Rufus Wainwright est une star internationale dont la popularité a dépassé celle de sa mère Kate McGarrigle et de son père Loudon Wainwright, et pourtant son concert d'hier, en préouverture du Festival des arts de Saint-Sauveur, tenait du passage de flambeau.

Rufus l'a reconnu à sa façon bien à lui juste avant de chanter Out Of the Game. Chaque fois qu'il chante quelque part, a-t-il dit, il essaie de se concentrer sur un élément local: à Vienne, c'est Elisabeth Schwarzkopf, à Rome, le Forum... «Et ici, mes ancêtres morts qui sont juste en arrière de l'église», a-t-il dit au public amusé.Même si l'inauguration de la scène McGarrigle plus tôt dans la journée se voulait un hommage aux soeurs du même nom, c'était également un coup de chapeau à une autre génération d'artistes d'envergure internationale qui ont leurs racines à Saint-Sauveur. Dont Rufus Wainwright.

Hier, la chanson Want, dans laquelle il se réclame de papa et maman, prenait un sens particulier même pour ceux des 600 spectateurs qui n'en connaissaient pas les paroles, tant Rufus y a mis toute la ferveur dont il est capable. Rarement l'a-t-on trouvé plus en voix que lorsqu'il a interprété Les feux d'artifice t'appellent, tirée de son premier opéra, Prima Donna. Et quand après avoir chanté Montauk, l'ultime chanson sur le thème de la transmission écrite pour sa fille Viva, il a confié à soeur Martha qu'il se sentait comme un enfant de 2 ans aux prises avec un chat dans la gorge, on avait peine à le croire.

Belle à pleurer

L'émotion des grands soirs, palpable en première partie de spectacle, s'est manifestée de façon on ne peut plus évidente après l'entracte, avec l'arrivée de Martha.

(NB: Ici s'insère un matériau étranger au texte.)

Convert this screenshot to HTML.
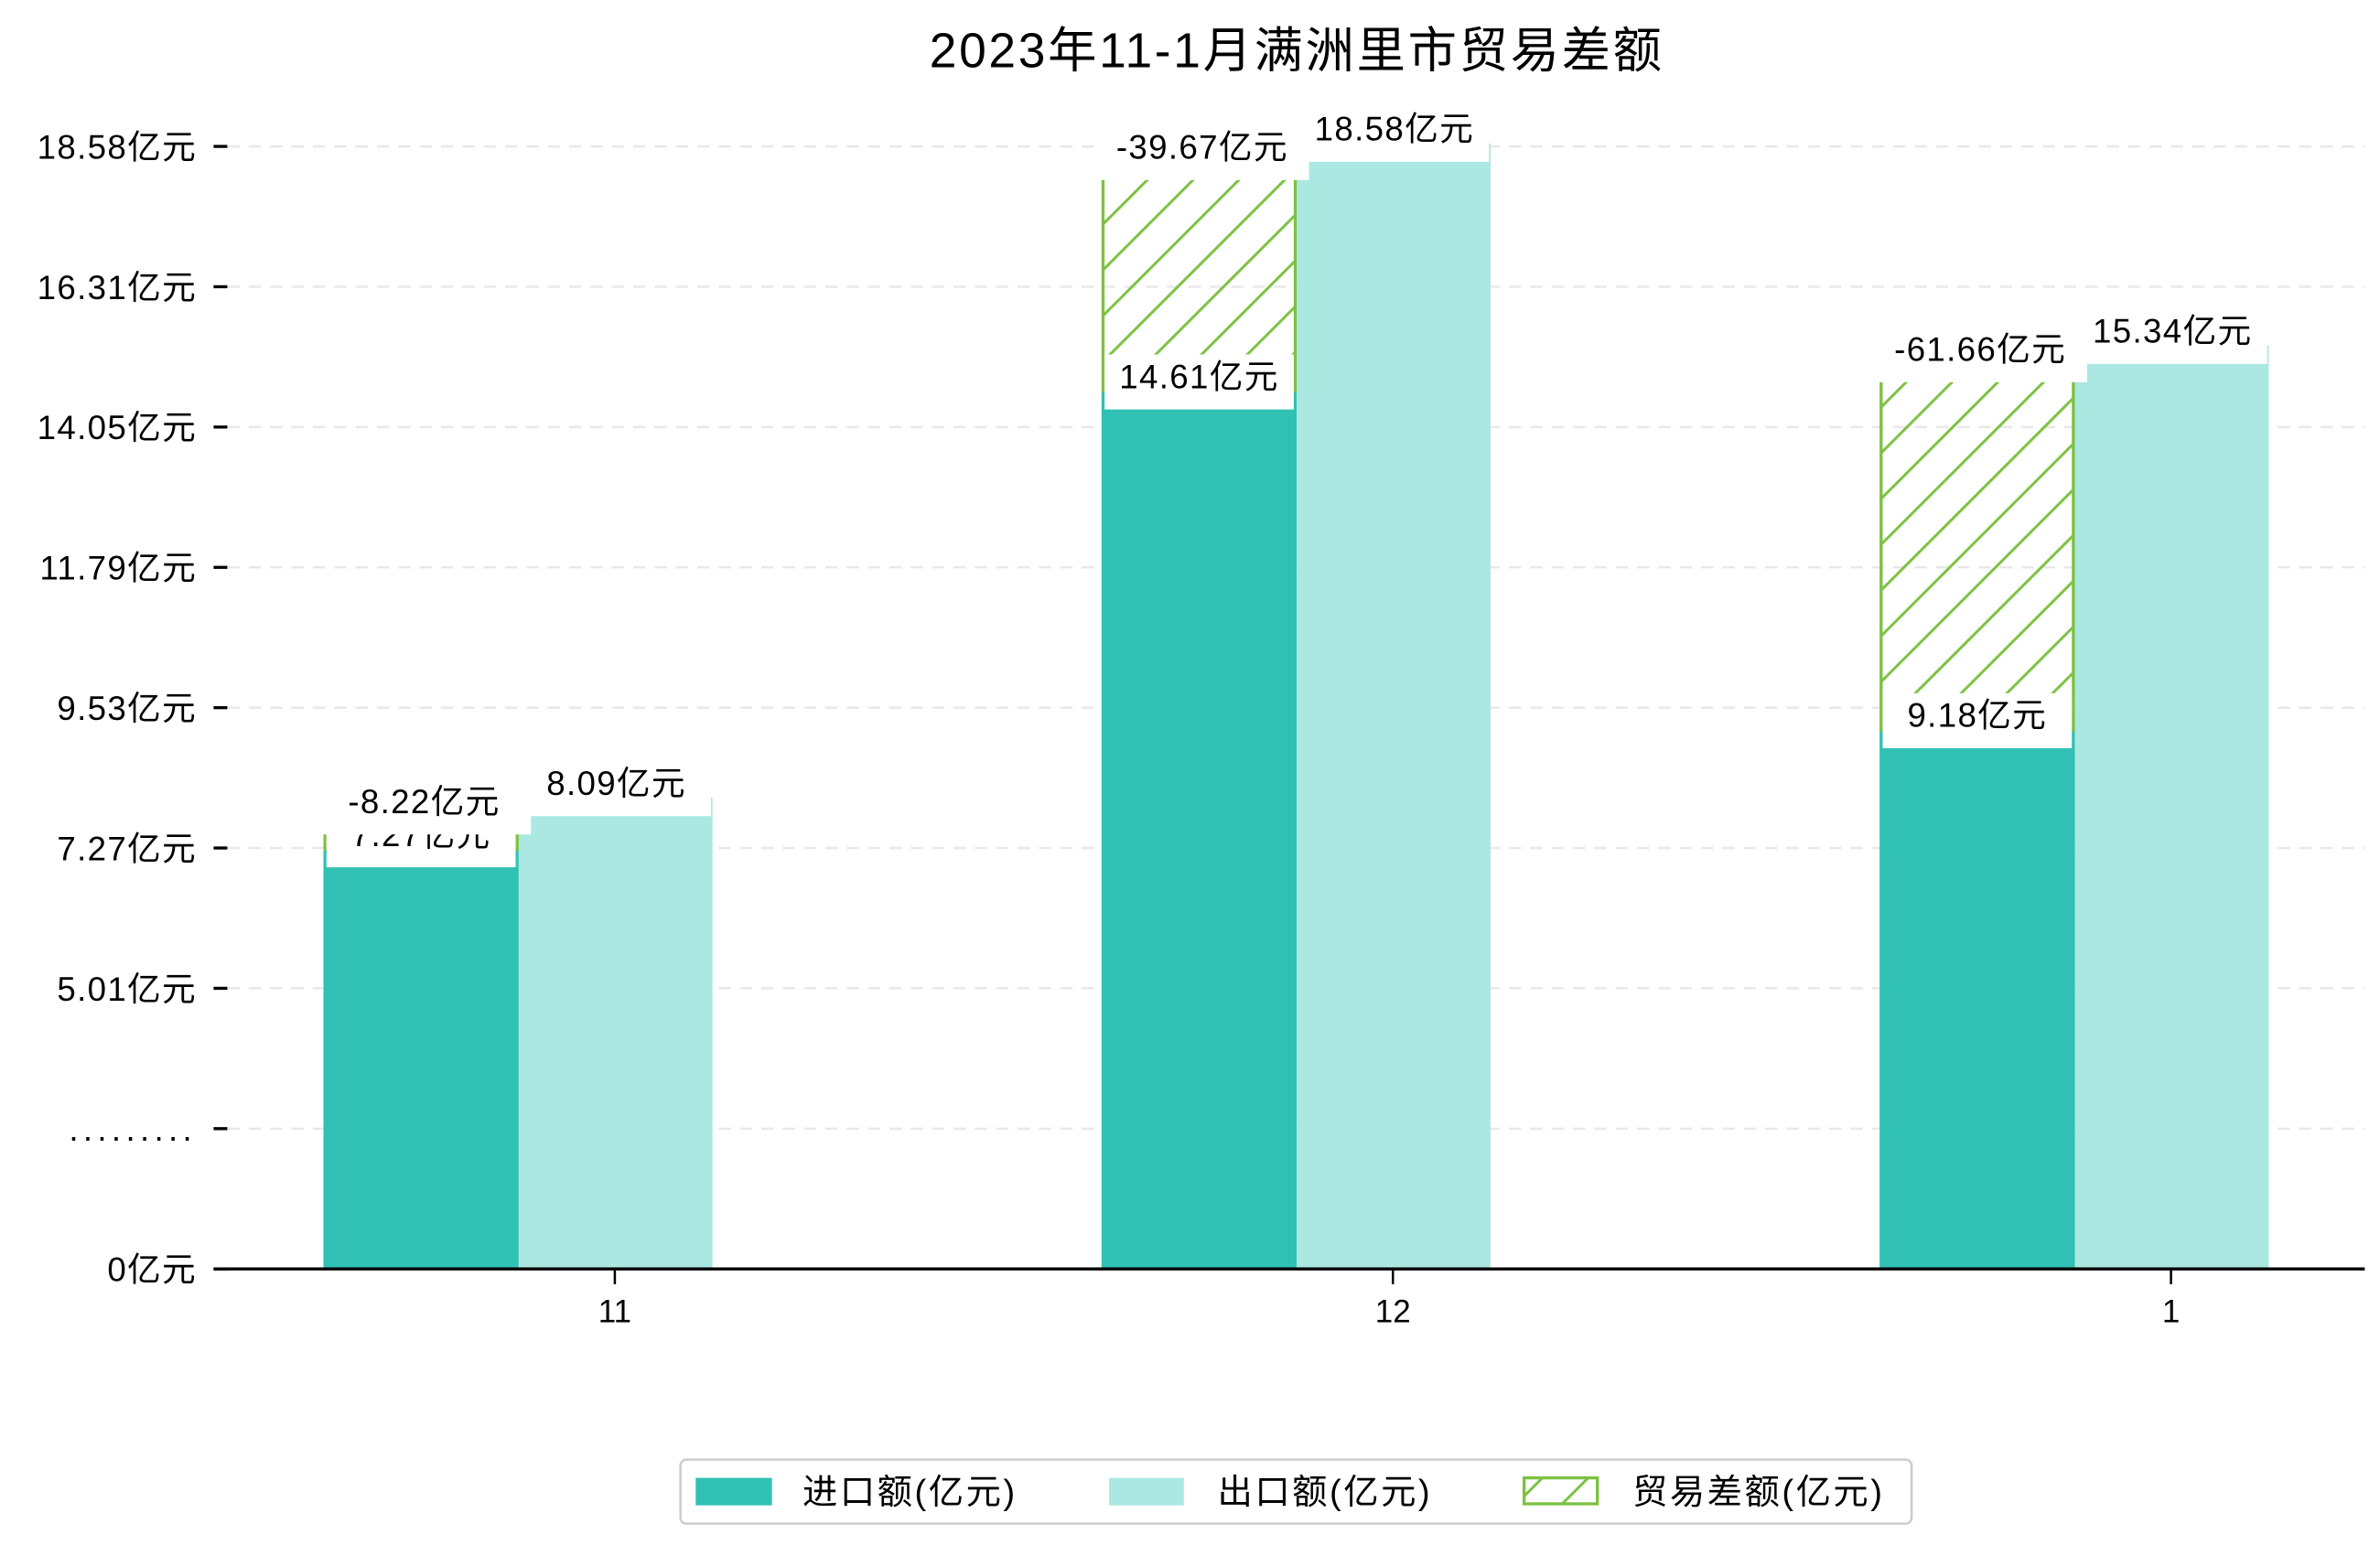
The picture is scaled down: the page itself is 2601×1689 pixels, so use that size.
<!DOCTYPE html>
<html><head><meta charset="utf-8">
<style>
html,body{margin:0;padding:0;background:#fff;}
svg{display:block;}
text{font-family:"Liberation Sans","Noto Sans CJK SC","WenQuanYi Zen Hei",sans-serif;fill:#000;}
</style></head>
<body>
<svg id="chart" width="2601" height="1689" viewBox="0 0 1560 1013" preserveAspectRatio="none" xmlns="http://www.w3.org/2000/svg">
<defs>
<pattern id="hatch" patternUnits="userSpaceOnUse" width="30" height="30">
<path d="M-8,38 L38,-8 M-8,8 L8,-8 M22,38 L38,22" stroke="#7dc142" stroke-width="1.8" fill="none"/>
</pattern>
</defs>
<text x="850" y="44" font-size="32" letter-spacing="1.6" text-anchor="middle">2023年11-1月满洲里市贸易差额</text>
<g id="grid"></g>
<g id="yaxis"></g>
<g id="bars"></g>
<g id="labels"></g>
<line x1="140" y1="832" x2="1550" y2="832" stroke="#000" stroke-width="2"/>
<g id="xaxis"></g>
<g>
<rect x="446" y="957" width="807" height="42" rx="4" fill="#fff" stroke="#cccccc" stroke-width="1.5"/>
<rect x="456" y="969" width="50" height="18" fill="#31c1b4"/>
<text x="526" y="986" font-size="23" letter-spacing="1.5">进口额(亿元)</text>
<rect x="727" y="969" width="49" height="18" fill="#abe8e2"/>
<text x="798" y="986" font-size="23" letter-spacing="1.5">出口额(亿元)</text>
<rect x="999" y="969" width="48" height="17" fill="url(#hatch)" stroke="#7dc142" stroke-width="2"/>
<text x="1070" y="986" font-size="23" letter-spacing="1.5">贸易差额(亿元)</text>
</g>
</svg>
<script>
const categories = ["11", "12", "1"];
const importValues = [7.27, 14.61, 9.18];
const exportValues = [8.09, 18.58, 15.34];
const balanceValues = [-8.22, -39.67, -61.66];
const tickLabels = ["0亿元", ".........", "5.01亿元", "7.27亿元", "9.53亿元", "11.79亿元", "14.05亿元", "16.31亿元", "18.58亿元"];

const NS = "http://www.w3.org/2000/svg";
const baseY = 832;
function yVal(v){ return 854 - 40.9 * v; }
function yTick(i){ return baseY - i * 92; }
function xCenter(i){ return 403 + i * 510; }
function mk(tag, attrs, parent){
  const e = document.createElementNS(NS, tag);
  for (const k in attrs) e.setAttribute(k, attrs[k]);
  parent.appendChild(e);
  return e;
}
const grid = document.getElementById('grid');
const yaxis = document.getElementById('yaxis');
const bars = document.getElementById('bars');
const labels = document.getElementById('labels');
const xaxis = document.getElementById('xaxis');

tickLabels.forEach((t, i) => {
  const y = yTick(i);
  if (i > 0) {
    const g = mk('line', {x1:149, x2:1550, y1:y, y2:y, stroke:'#e8e8e8', 'stroke-width':1.5, 'stroke-dasharray':'8,6'}, grid);
    
    
  }
  const tk = mk('line', {x1:140, x2:149, y1:y, y2:y, stroke:'#000', 'stroke-width':2}, yaxis);
  
  
  const dotted = t.indexOf('亿') < 0;
  const tx = mk('text', {x:129, y:y+8, 'font-size':22, 'letter-spacing': dotted ? 3.2 : 0.8, 'text-anchor':'end'}, yaxis);
  tx.textContent = t;
  
  
});

function labelBox(cx, w, bottom, text, name){
  const r = mk('rect', {x:cx - w/2, y:bottom - 36, width:w, height:36, fill:'#fff'}, labels);
  
  
  const t = mk('text', {x:cx, y:bottom - 14, 'font-size':22, 'letter-spacing':0.8, 'text-anchor':'middle'}, labels);
  t.textContent = text;
  
  
}

categories.forEach((c, i) => {
  const cx = xCenter(i);
  const ix = cx - 191, ex = cx - 63, bw = 128;
  const yi = yVal(importValues[i]), ye = yVal(exportValues[i]);
  const b1 = mk('rect', {x:ix, y:yi, width:bw, height:baseY - yi, fill:'#31c1b4'}, bars);
  
  
  const b2 = mk('rect', {x:ex, y:ye, width:bw - 1, height:baseY - ye, fill:'#abe8e2'}, bars);
  
  
  const top = Math.min(ye, yi), bot = Math.max(ye, yi);
  const h = mk('rect', {x:ix + 1, y:top, width:bw - 2, height:bot - top, fill:'url(#hatch)', stroke:'#7dc142', 'stroke-width':2}, bars);
  
  
  labelBox(ix + bw/2, 124, yi + 12, importValues[i].toFixed(2) + '亿元', 'import-value-label');
  labelBox(ex + bw/2, 124, ye + 12, exportValues[i].toFixed(2) + '亿元', 'export-value-label');
  labelBox(ix + bw/2 + 2, 140, ye + 24, balanceValues[i].toFixed(2) + '亿元', 'balance-value-label');
  const xt = mk('line', {x1:cx, x2:cx, y1:baseY, y2:baseY + 10, stroke:'#000', 'stroke-width':1.5}, xaxis);
  
  
  const xl = mk('text', {x:cx, y:867, 'font-size':21, 'text-anchor':'middle'}, xaxis);
  xl.textContent = c;
  
  
});
</script>
</body></html>
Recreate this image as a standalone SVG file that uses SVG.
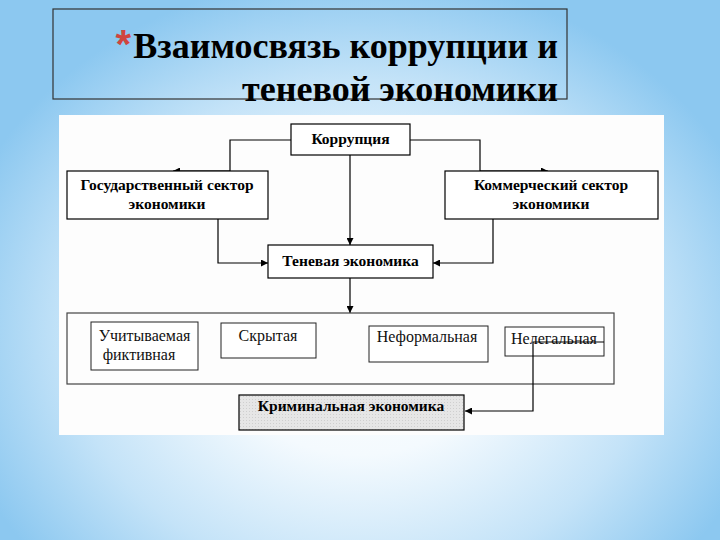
<svg xmlns="http://www.w3.org/2000/svg" width="720" height="540" viewBox="0 0 720 540">
<defs>
<radialGradient id="bg" cx="360" cy="330" r="420" gradientUnits="userSpaceOnUse" gradientTransform="translate(360 330) scale(1 0.85) translate(-360 -330)">
<stop offset="0" stop-color="#ffffff"/>
<stop offset="0.35" stop-color="#f4fafe"/>
<stop offset="0.7" stop-color="#c4e3f8"/>
<stop offset="1" stop-color="#8cc8f0"/>
</radialGradient>
<marker id="ah" viewBox="0 0 10 10" refX="10" refY="5" markerWidth="7" markerHeight="7" markerUnits="userSpaceOnUse" orient="auto">
<path d="M0,0 L10,5 L0,10 z" fill="#000"/>
</marker>
<pattern id="dots" width="3" height="3" patternUnits="userSpaceOnUse">
<rect width="3" height="3" fill="#e6e6e6"/>
<rect width="1" height="1" fill="#cfcfcf"/>
</pattern>
</defs>
<style>
.box{fill:#fff;stroke:#000;stroke-width:1.2}
.lt{fill:#fff;stroke:#222;stroke-width:1}
.b{font-family:"Liberation Serif","Times New Roman",serif;font-weight:bold;font-size:15.5px;fill:#000;text-anchor:middle}
.n{font-family:"Liberation Serif","Times New Roman",serif;font-size:16px;fill:#111;text-anchor:middle}
.c{fill:none;stroke:#000;stroke-width:1.2}
.t{font-family:"Liberation Serif","Times New Roman",serif;font-weight:bold;font-size:36px;fill:#000;text-anchor:end}
</style>
<rect width="720" height="540" fill="url(#bg)"/>
<g id="title">
<rect x="53" y="9" width="514" height="90" fill="none" stroke="#333" stroke-width="1.2"/>
<text x="131" y="58" font-family="Liberation Sans,Arial,sans-serif" font-size="40" font-weight="bold" fill="#d0453f" text-anchor="end">*</text>
<text class="t" x="558" y="58">Взаимосвязь коррупции и</text>
<text class="t" x="558" y="101">теневой экономики</text>
</g>
<rect id="panel" x="59" y="115" width="605" height="320" fill="#fdfdfd"/>
<g id="connectors">
<polyline class="c" points="291,140 230,140 230,171 173,171" marker-end="url(#ah)"/>
<polyline class="c" points="410,140 480,140 480,171 548,171" marker-end="url(#ah)"/>
<line class="c" x1="350" y1="155" x2="350" y2="245" marker-end="url(#ah)"/>
<polyline class="c" points="218,219 218,263 268,263" marker-end="url(#ah)"/>
<polyline class="c" points="493,219 493,263 433,263" marker-end="url(#ah)"/>
<line class="c" x1="350" y1="278" x2="350" y2="313" marker-end="url(#ah)"/>
</g>
<g id="korrupcia">
<rect class="box" x="291" y="124" width="119" height="31"/>
<text class="b" x="350.5" y="144">Коррупция</text>
</g>
<g id="gos">
<rect class="box" x="67" y="171" width="201" height="48"/>
<text class="b" x="167" y="190">Государственный сектор</text>
<text class="b" x="167" y="209">экономики</text>
</g>
<g id="komm">
<rect class="box" x="445" y="171" width="213" height="48"/>
<text class="b" x="551" y="190">Коммерческий сектор</text>
<text class="b" x="551" y="209">экономики</text>
</g>
<g id="tenevaya">
<rect class="box" x="268" y="245" width="165" height="33"/>
<text class="b" x="350.5" y="266">Теневая экономика</text>
</g>
<g id="container">
<rect x="67" y="313" width="547" height="71" fill="none" stroke="#444" stroke-width="1.2"/>
</g>
<g id="uchit">
<rect class="lt" x="91" y="322" width="107" height="48"/>
<text class="n" x="144.5" y="341">Учитываемая</text>
<text class="n" x="139" y="360">фиктивная</text>
</g>
<g id="skrytaya">
<rect class="lt" x="221" y="323" width="95" height="35"/>
<text class="n" x="268" y="341">Скрытая</text>
</g>
<g id="neform">
<rect class="lt" x="369" y="326" width="119" height="36"/>
<text class="n" x="427" y="342">Неформальная</text>
</g>
<g id="nelegal">
<rect class="lt" x="505" y="327" width="99" height="29"/>
<text class="n" x="554" y="344">Нелегальная</text>
</g>
<g id="krim">
<rect x="239" y="395" width="225" height="35" fill="url(#dots)" stroke="#000" stroke-width="1.2"/>
<text class="b" x="351" y="411">Криминальная экономика</text>
</g>
<g id="connectors2">
<polyline class="c" points="604,342 533,342 533,411 465,411" marker-end="url(#ah)"/>
</g>
</svg>
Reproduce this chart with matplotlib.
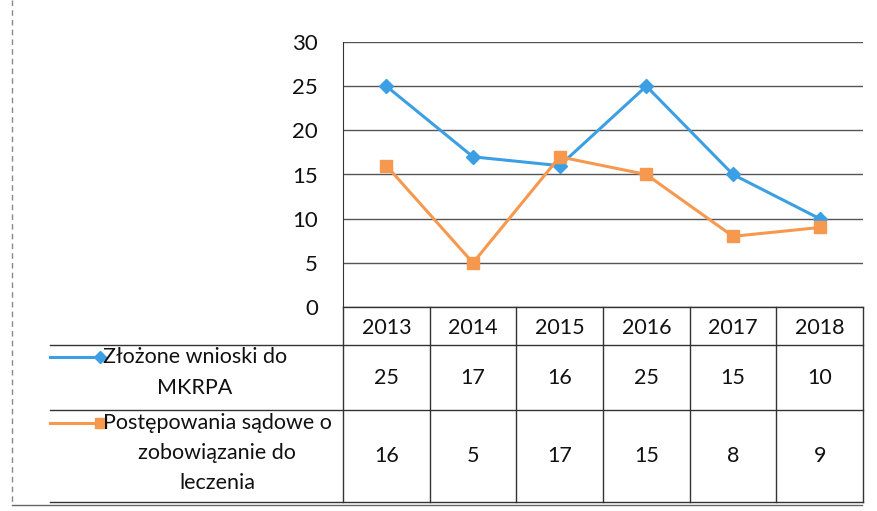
import matplotlib
matplotlib.use("Agg")
import matplotlib.pyplot as plt

# data
years = ["2013", "2014", "2015", "2016", "2017", "2018"]
wnioski = [25, 17, 16, 25, 15, 10]
postepowania = [16, 5, 17, 15, 8, 9]
label_wnioski = "Złożone wnioski do\nMKRPA"
label_post = "Postępowania sądowe o\nzobowiązanie do\nleczenia"
yticks = [0, 5, 10, 15, 20, 25, 30]

blue = "#3d9fe3"
orange = "#f7984f"
ink = "#111111"
plt.rcParams["font.family"] = ["Lato", "DejaVu Sans"]
fs = 15.5

W, H = 877, 511
fig = plt.figure(figsize=(W / 100, H / 100), dpi=100)

def fx(px):
    return px / W

def fy(py):
    return 1 - py / H

# wykres
left, right, top, bottom = 343, 863, 42, 307
ax = fig.add_axes([fx(left), fy(bottom), fx(right - left), fy(top) - fy(bottom)])
x = [i + 0.5 for i in range(len(years))]
ax.plot(x, wnioski, color=blue, lw=2.2, marker="D", ms=7, zorder=3)
ax.plot(x, postepowania, color=orange, lw=2.2, marker="s", ms=9, zorder=3)
ax.set_xlim(0, len(years))
ax.set_ylim(0, 30)
ax.set_yticks(yticks)
ax.set_yticklabels([str(t) for t in yticks], fontsize=16, color=ink)
ax.tick_params(axis="y", length=0, pad=18)
ax.set_xticks([])
ax.grid(axis="y", color="#555555", lw=1)
for s in ["top", "right", "bottom"]:
    ax.spines[s].set_visible(False)
ax.spines["left"].set_color("#333333")
ax.set_axisbelow(True)

# tabela
tleft = 50
col_w = (right - left) / len(years)
ta = fig.add_axes([fx(tleft), fy(502), fx(right - tleft), fy(bottom) - fy(502)])
ta.set_xlim(-(left - tleft) / col_w, len(years))
ta.set_ylim(502, bottom)
ta.axis("off")
lc = "#333333"
rows = [bottom, 345, 410, 502]
ta.plot([0, len(years)], [rows[0], rows[0]], color=lc, lw=1, clip_on=False)
for r in rows[1:]:
    ta.plot([ta.get_xlim()[0], len(years)], [r, r], color=lc, lw=1, clip_on=False)
for i in range(len(years) + 1):
    ta.plot([i, i], [bottom, 502], color=lc, lw=1, clip_on=False)
for i, yr in enumerate(years):
    ta.text(i + 0.5, (rows[0] + rows[1]) / 2 + 2, yr, ha="center", va="center", fontsize=fs, color=ink)
    ta.text(i + 0.5, (rows[1] + rows[2]) / 2, str(wnioski[i]), ha="center", va="center", fontsize=fs, color=ink)
    ta.text(i + 0.5, (rows[2] + rows[3]) / 2, str(postepowania[i]), ha="center", va="center", fontsize=fs, color=ink)

# legenda w tabeli
k0 = ta.get_xlim()[0]
k1 = k0 + 50 / col_w
ta.plot([k0, k1], [357, 357], color=blue, lw=2.2, marker="D", ms=6, markevery=[1], clip_on=False)
ta.plot([k0, k1], [423, 423], color=orange, lw=2.2, marker="s", ms=7, markevery=[1], clip_on=False)
tx = k0 + 53 / col_w
ta.text(tx, 347, label_wnioski, ha="left", va="top", multialignment="center",
        fontsize=fs, color=ink, linespacing=1.7)
ta.text(tx, 413, label_post, ha="left", va="top", multialignment="center",
        fontsize=fs, color=ink, linespacing=1.62)

# ramka skanu
fig.add_artist(plt.Line2D([fx(12), fx(12)], [fy(0), fy(505)], color="#888888", lw=1, ls=(0, (4, 3))))
fig.add_artist(plt.Line2D([fx(12), fx(862)], [fy(505), fy(505)], color="#666666", lw=1))

fig.savefig("out.png", dpi=100)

Comme ils l'avaient déjà fait souvent, ils ont emprunté à Joséphine Baker ses Nuits de Miami, puis ils nous ont servi la plus belle des interprétations de la Complainte de la butte, la chanson française qu'ils avaient volée à leur mère et leurs tantes et qu'ils se sont chipée l'un l'autre par le passé. «C'est mieux quand on la chante ensemble», a dit Martha.

Puis le reste de la famille s'en est mêlé, depuis les tantes Anna et Jane jusqu'aux deux petites-filles de Jane, en passant par Sylvan et Lily Lanken, les enfants d'Anna.

Leur version de Talk To Me of Mendocino, de la regrettée Kate, était belle à pleurer, et je soupçonne certains spectateurs d'avoir versé une larme supplémentaire quand Martha a révélé que Rufus avait fait inscrire les paroles de cette chanson magnifique au dos de la pierre tombale de leur mère.

Les deux puces de grand-maman Jane ont chanté une chanson qu'affectionnait leur arrière-grand-père Frank McGarrigle, Martha a puisé dans les airs préférés de sa grand-mère Gabrielle Latrémouille et la thématique de la filiation était encore bien présente au rappel quand Martha et Rufus ont repris Hallelujah, écrite par le grand-père de la fille de Rufus, un certain Leonard Cohen.

Comme il se devait, ça s'est terminé à la façon joliment brouillonne de tant de concerts des McGarrigle, Rufus stoppant le clan dans son interprétation d'À la claire fontaine pour réclamer une autre tonalité. L'immense majorité dans cette salle comble s'est mise à chanter comme pour dire à ces artistes pas comme les autres combien elle se sentait privilégiée d'avoir vécu ces deux heures de beauté.